Friday, November 19, 2010

Why Are My Credit Scores So Low?

Your credit report and subsequent credit score reflect your lending and payment history. While more severe financial setbacks -- such as bankruptcies, foreclosures and charge-offs -- may lower your score significantly, credit bureaus calculate your score based on numerous factors over years of lending history. Additionally, damaging information hits higher scores harder than lower credit scores that already reflect past financial difficulties.

Payment History

    Your payment history influences credit scoring more than any other factor. Late payments and, more importantly, how long the account is delinquent lower your score significantly. The more accounts reflecting missed or late payments, the faster your score drops. Late payments may stay on your credit report for up to seven years. The impact of late or missed payments does fade over time, so older delinquencies lower your score less than newer late payments. Additionally, adding positive payment information helps you recover from the negative influence of a previous poor payment history.

Balances

    Major payment delinquencies aside, overall debt compared to your available credit has the second biggest impact on your credit score.

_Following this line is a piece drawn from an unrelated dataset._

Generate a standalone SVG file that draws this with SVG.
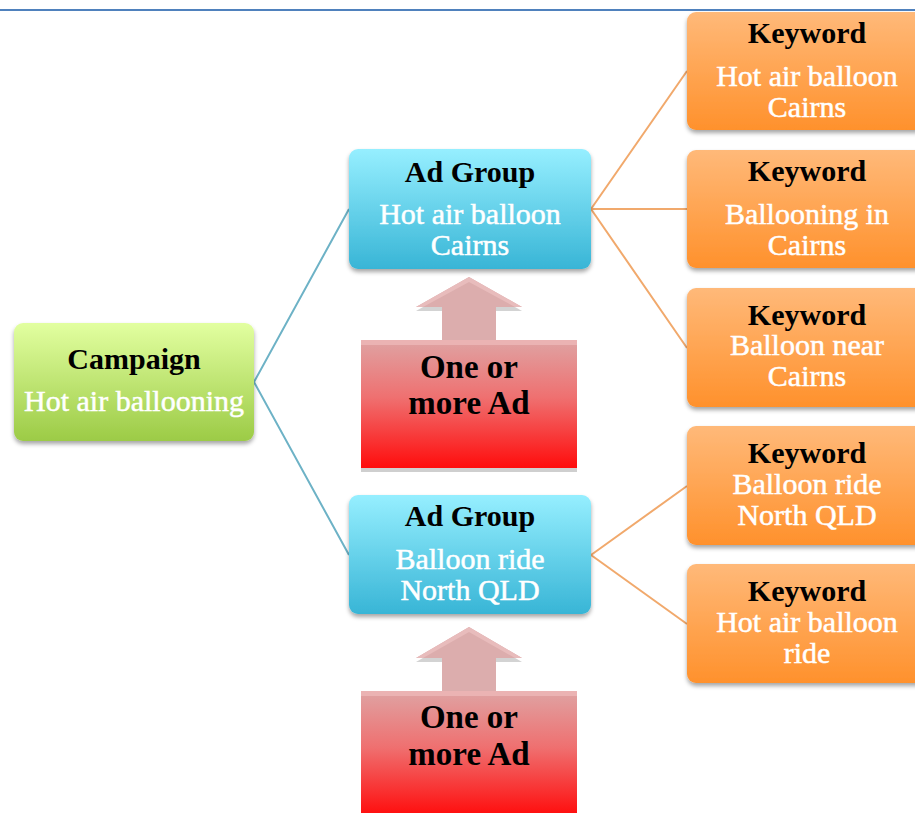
<svg xmlns="http://www.w3.org/2000/svg" width="915" height="813" viewBox="0 0 915 813">
<defs>
<linearGradient id="gGreen" x1="0" y1="0" x2="0" y2="1"><stop offset="0" stop-color="#e2ffa0"/><stop offset="1" stop-color="#9ccb46"/></linearGradient>
<linearGradient id="gBlue" x1="0" y1="0" x2="0" y2="1"><stop offset="0" stop-color="#96efff"/><stop offset="1" stop-color="#38b5d6"/></linearGradient>
<linearGradient id="gOrange" x1="0" y1="0" x2="0" y2="1"><stop offset="0" stop-color="#ffb979"/><stop offset="1" stop-color="#ff912c"/></linearGradient>
<linearGradient id="gRed" x1="0" y1="0" x2="0" y2="1"><stop offset="0" stop-color="#dfa3a3"/><stop offset="0.45" stop-color="#ef7070"/><stop offset="1" stop-color="#ff0c0c"/></linearGradient>
<filter id="sh" x="-10%" y="-10%" width="120%" height="130%"><feDropShadow dx="0" dy="3" stdDeviation="2" flood-color="#000" flood-opacity="0.35"/></filter>
</defs>
<style>
.t{font-family:"Liberation Serif","Times New Roman",serif;font-size:30px;font-weight:bold;fill:#000;text-anchor:middle}
.w{font-family:"Liberation Serif","Times New Roman",serif;font-size:30px;fill:#fff;stroke:#fff;stroke-width:0.5;text-anchor:middle}
.big{font-family:"Liberation Serif","Times New Roman",serif;font-size:33px;font-weight:bold;fill:#000;text-anchor:middle}
.cb{fill:none;stroke:#6db2c6;stroke-width:2}
.co{fill:none;stroke:#f1a96c;stroke-width:2}
.kw{fill:url(#gOrange);filter:url(#sh)}
</style>
<rect width="915" height="813" fill="#fff"/>
<line x1="0" y1="10" x2="915" y2="10" stroke="#4f81bd" stroke-width="2.2"/>
<g id="connectors">
<path class="cb" d="M254 382 L349 209 M254 382 L349 555"/>
<path class="co" d="M591 209 L687 71 M591 209 L687 209 M591 209 L687 348"/>
<path class="co" d="M591 555 L687 486 M591 555 L687 624"/>
</g>
<g id="campaign">
<rect x="14" y="323" width="240" height="118" rx="9" fill="url(#gGreen)" filter="url(#sh)"/>
<text class="t" x="134" y="369">Campaign</text>
<text class="w" x="134" y="411">Hot air ballooning</text>
</g>
<g id="adgroup1">
<rect x="349" y="149" width="242" height="120" rx="9" fill="url(#gBlue)" filter="url(#sh)"/>
<text class="t" x="470" y="182">Ad Group</text>
<text class="w" x="470" y="224">Hot air balloon</text>
<text class="w" x="470" y="255">Cairns</text>
</g>
<g id="adgroup2">
<rect x="349" y="495" width="242" height="119" rx="9" fill="url(#gBlue)" filter="url(#sh)"/>
<text class="t" x="470" y="526">Ad Group</text>
<text class="w" x="470" y="569">Balloon ride</text>
<text class="w" x="470" y="600">North QLD</text>
</g>
<g id="ads1">
<path d="M469 281 L522 311 L496 311 L496 344 L442 344 L442 311 L416 311 Z" fill="#c8c8c8" opacity="0.8"/>
<path d="M469 277 L522 307 L496 307 L496 340 L442 340 L442 307 L416 307 Z" fill="#dcadad"/>
<path d="M469 277 L522 307 L515 307 L469 282 L423 307 L416 307 Z" fill="#e8bcbc"/>
<rect x="361" y="343" width="216" height="129" fill="#cfcfcf"/>
<rect x="361" y="340" width="216" height="128" fill="url(#gRed)"/>
<rect x="361" y="340" width="216" height="5" fill="#ebb3b3"/>
<text class="big" x="469" y="378">One or</text>
<text class="big" x="469" y="414">more Ad</text>
</g>
<g id="ads2">
<path d="M469 631 L522 662 L496 662 L496 695 L442 695 L442 662 L416 662 Z" fill="#c8c8c8" opacity="0.8"/>
<path d="M469 627 L522 658 L496 658 L496 691 L442 691 L442 658 L416 658 Z" fill="#dcadad"/>
<path d="M469 627 L522 658 L515 658 L469 632 L423 658 L416 658 Z" fill="#e8bcbc"/>
<rect x="361" y="691" width="216" height="125" fill="url(#gRed)"/>
<rect x="361" y="691" width="216" height="5" fill="#ebb3b3"/>
<text class="big" x="469" y="728">One or</text>
<text class="big" x="469" y="765">more Ad</text>
</g>
<g id="kw1">
<rect class="kw" x="687" y="12" width="244" height="118" rx="9"/>
<text class="t" x="807" y="43">Keyword</text>
<text class="w" x="807" y="86">Hot air balloon</text>
<text class="w" x="807" y="117">Cairns</text>
</g>
<g id="kw2">
<rect class="kw" x="687" y="150" width="244" height="118" rx="9"/>
<text class="t" x="807" y="181">Keyword</text>
<text class="w" x="807" y="224">Ballooning in</text>
<text class="w" x="807" y="255">Cairns</text>
</g>
<g id="kw3">
<rect class="kw" x="687" y="288" width="244" height="119" rx="9"/>
<text class="t" x="807" y="325">Keyword</text>
<text class="w" x="807" y="355">Balloon near</text>
<text class="w" x="807" y="386">Cairns</text>
</g>
<g id="kw4">
<rect class="kw" x="687" y="426" width="244" height="119" rx="9"/>
<text class="t" x="807" y="463">Keyword</text>
<text class="w" x="807" y="494">Balloon ride</text>
<text class="w" x="807" y="525">North QLD</text>
</g>
<g id="kw5">
<rect class="kw" x="687" y="564" width="244" height="119" rx="9"/>
<text class="t" x="807" y="601">Keyword</text>
<text class="w" x="807" y="632">Hot air balloon</text>
<text class="w" x="807" y="663">ride</text>
</g>
</svg>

Having loans or credit cards with balances near the credit limit indicates financial difficulties or potential difficulties to lenders. As your total debt accounts for 30 percent of your credit score, maintaining high balances may lower your score considerably even if you have a perfect payment history.

Joint Accounts

    Generally, your credit report only reflects your payment history. However, if you have a joint account with another person, his account usage does influence your credit score. Having "authorized user" status on a credit card also affects your credit score regardless of your obligation to pay the debt. Excluding couples living in community property states and joint account holders, your spouse's lending history generally does not affect your score.

Errors

    Double reporting of negative information, inaccurate reporting or just simple clerical errors may result in a lower credit score, since it is calculated based on the information in your credit report. You can have negative information erased from your credit report if the information is inaccurate. Check your credit report regularly for errors -- federal law allows you one free credit report from each of the three credit-reporting agencies annually as long as you order the reports from annualcreditreport.com. Contact the credit bureau and the lender to have inaccuracies corrected.

Considerations

    Credit types and credit inquiries influence your score to a lesser degree. Generally, credit scores increase with a mix of credit types reflecting your experience with a range of lending types. Reduce potentially damaging credit inquiries by spacing new credit applications rather than opening or applying for numerous loans or credit cards within a short period.